Rows from a dataset of charts and code
────────
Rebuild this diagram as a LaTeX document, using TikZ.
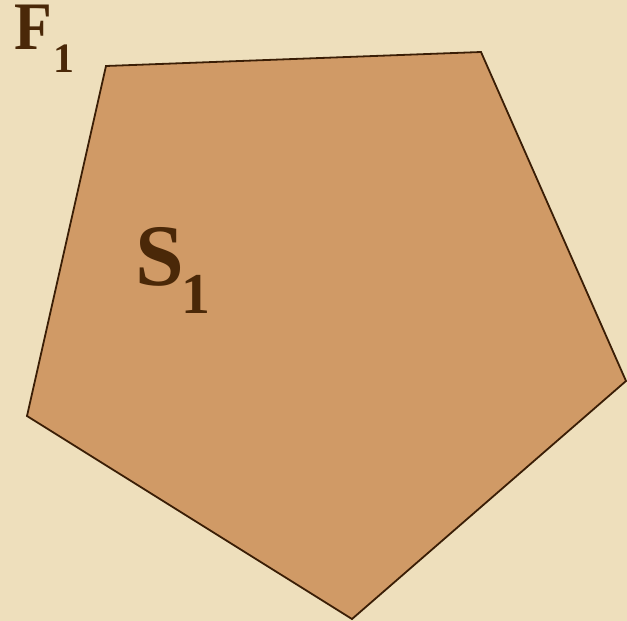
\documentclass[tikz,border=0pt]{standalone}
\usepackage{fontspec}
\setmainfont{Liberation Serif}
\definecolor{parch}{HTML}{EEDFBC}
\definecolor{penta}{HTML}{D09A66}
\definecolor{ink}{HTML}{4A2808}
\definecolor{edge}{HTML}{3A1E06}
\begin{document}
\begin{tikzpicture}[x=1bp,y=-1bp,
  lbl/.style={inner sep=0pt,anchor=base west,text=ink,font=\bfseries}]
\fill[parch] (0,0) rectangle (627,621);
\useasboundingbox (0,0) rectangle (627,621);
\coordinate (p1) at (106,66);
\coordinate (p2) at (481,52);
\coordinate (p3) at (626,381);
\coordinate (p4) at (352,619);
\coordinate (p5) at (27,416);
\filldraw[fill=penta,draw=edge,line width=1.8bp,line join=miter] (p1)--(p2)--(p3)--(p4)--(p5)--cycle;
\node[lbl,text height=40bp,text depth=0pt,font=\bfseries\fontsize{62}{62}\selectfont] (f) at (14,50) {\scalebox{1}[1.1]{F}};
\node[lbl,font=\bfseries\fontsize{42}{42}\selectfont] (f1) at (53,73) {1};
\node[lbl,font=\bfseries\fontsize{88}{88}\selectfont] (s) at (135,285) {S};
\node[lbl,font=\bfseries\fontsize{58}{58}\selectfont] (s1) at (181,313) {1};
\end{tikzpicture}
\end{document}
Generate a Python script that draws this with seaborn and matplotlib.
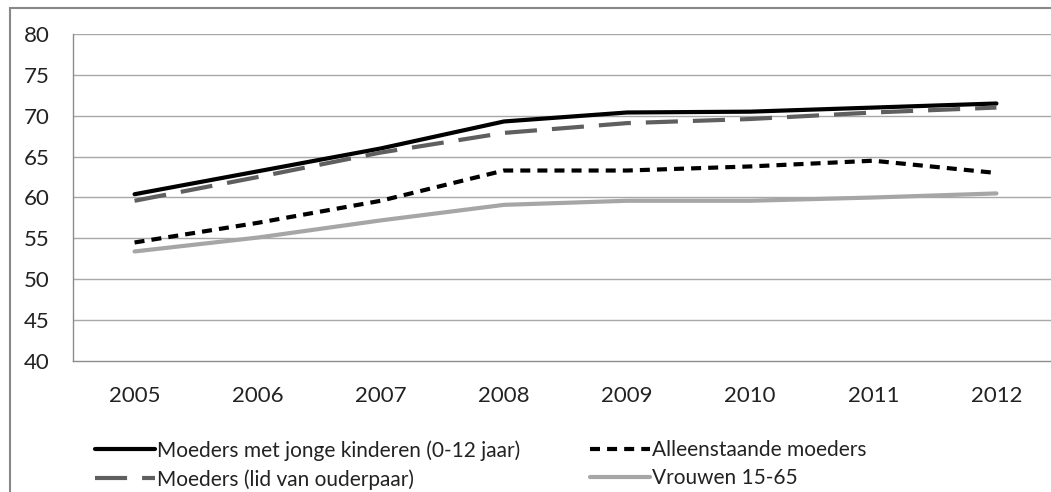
────────
* [EXERCISE BRIEF] Check each line of the entries above, and show every one holding the word "this".

* [TASK RESPONSE]
Rebuild this diagram as a LaTeX document, using TikZ.
Generate a Python script that draws this with seaborn and matplotlib.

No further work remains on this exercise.